GIVEN INSTRUCTION: Retype the lines beneath this one, from the first through the line containing "import seaborn as sns". Pictures are left out.

DATASET EXTRACT:
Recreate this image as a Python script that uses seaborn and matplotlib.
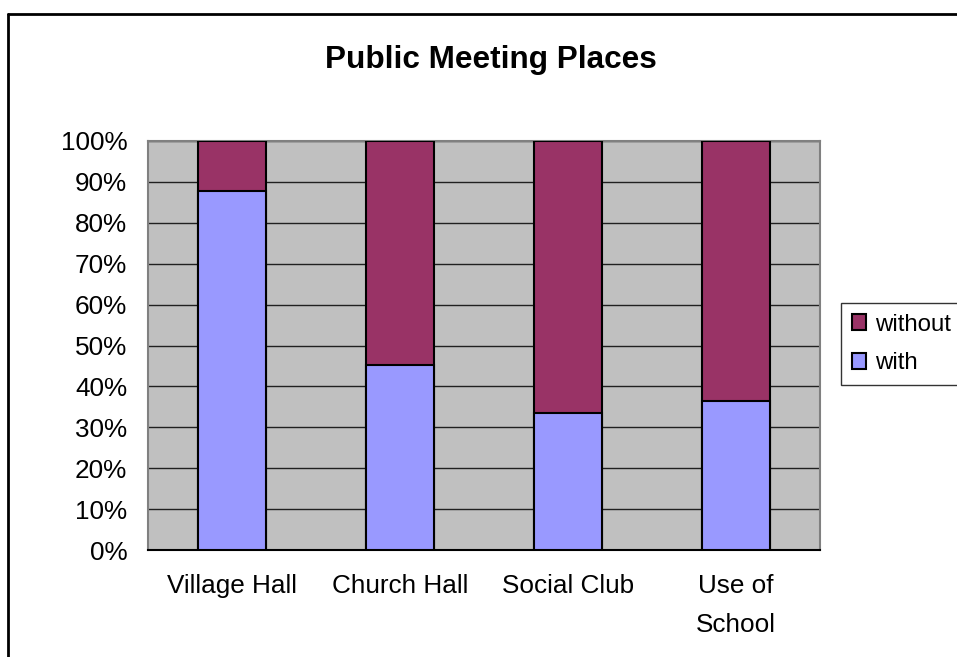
import matplotlib
matplotlib.use("Agg")
import matplotlib.pyplot as plt
from matplotlib.patches import Patch
from matplotlib.lines import Line2D
import seaborn as sns

# Data (percent)
places = ["Village Hall", "Church Hall", "Social Club", "Use of\nSchool"]
with_pct = [87.7, 45.3, 33.6, 36.5]
without_pct = [12.3, 54.7, 66.4, 63.5]
y_ticks = [0, 10, 20, 30, 40, 50, 60, 70, 80, 90, 100]

blue = "#9999FF"
maroon = "#993366"
gray = "#C0C0C0"

sns.set_style("white")
plt.rcParams["font.family"] = ["Liberation Sans", "DejaVu Sans"]
plt.rcParams["text.color"] = "black"
plt.rcParams["xtick.color"] = "black"
plt.rcParams["ytick.color"] = "black"

W, H = 957, 657
fig = plt.figure(figsize=(W / 100, H / 100), dpi=100)
ax = fig.add_axes([148 / W, 1 - 550 / H, 672 / W, 409 / H])
ax.set_facecolor(gray)

totals = [a + b for a, b in zip(with_pct, without_pct)]
sns.barplot(x=places, y=totals, color=maroon, saturation=1, width=0.405,
            edgecolor="black", linewidth=1.5, ax=ax, zorder=3)
sns.barplot(x=places, y=with_pct, color=blue, saturation=1, width=0.405,
            edgecolor="black", linewidth=1.5, ax=ax, zorder=3)

ax.set_xlim(-0.5, len(places) - 0.5)
ax.set_ylim(0, 100)
ax.set_yticks(y_ticks)
ax.set_yticklabels([f"{v}%" for v in y_ticks])
ax.yaxis.grid(True, color="#202020", linewidth=1)
ax.set_axisbelow(True)

# category labels on minor ticks, tick marks between categories
ax.set_xticks([i - 0.5 for i in range(len(places) + 1)])
ax.set_xticklabels([])
ax.set_xticks(range(len(places)), minor=True)
ax.set_xticklabels(places, minor=True, fontsize=18.8, linespacing=1.8)
ax.tick_params(axis="x", which="major", direction="out", length=6, width=1, color="#808080")
ax.tick_params(axis="x", which="minor", length=0, pad=17)
ax.tick_params(axis="y", direction="out", length=6, width=1, color="#404040",
               labelsize=18.8, pad=9)
ax.set_xlabel("")
ax.set_ylabel("")

for side in ["left", "right", "top"]:
    ax.spines[side].set_color("#808080")
    ax.spines[side].set_linewidth(1.5)
ax.spines["bottom"].set_color("black")
ax.spines["bottom"].set_linewidth(1.5)

fig.text(491 / W, 1 - 60 / H, "Public Meeting Places", ha="center", va="center",
         fontsize=22.7, fontweight="bold")

handles = [Patch(facecolor=maroon, edgecolor="black", linewidth=1.5, label="without"),
           Patch(facecolor=blue, edgecolor="black", linewidth=1.5, label="with")]
leg = fig.legend(handles=handles, loc="center left", bbox_to_anchor=(841 / W, 1 - 344 / H),
                 fontsize=17.3, frameon=True, fancybox=False, borderpad=0.45,
                 handlelength=0.6, handleheight=0.6, handletextpad=0.35,
                 labelspacing=0.7, borderaxespad=0)
leg.get_frame().set_edgecolor("black")
leg.get_frame().set_linewidth(1)

# chart border (only top and left edges fall inside the image)
fig.add_artist(Line2D([8 / W, 8 / W], [0, 1 - 14 / H], transform=fig.transFigure,
                      color="black", linewidth=2))
fig.add_artist(Line2D([8 / W, 1], [1 - 14 / H, 1 - 14 / H], transform=fig.transFigure,
                      color="black", linewidth=2))

fig.savefig("out.png", dpi=100)
plt.close(fig)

EXERCISE RESULT:
Recreate this image as a Python script that uses seaborn and matplotlib.
import matplotlib
matplotlib.use("Agg")
import matplotlib.pyplot as plt
from matplotlib.patches import Patch
from matplotlib.lines import Line2D
import seaborn as sns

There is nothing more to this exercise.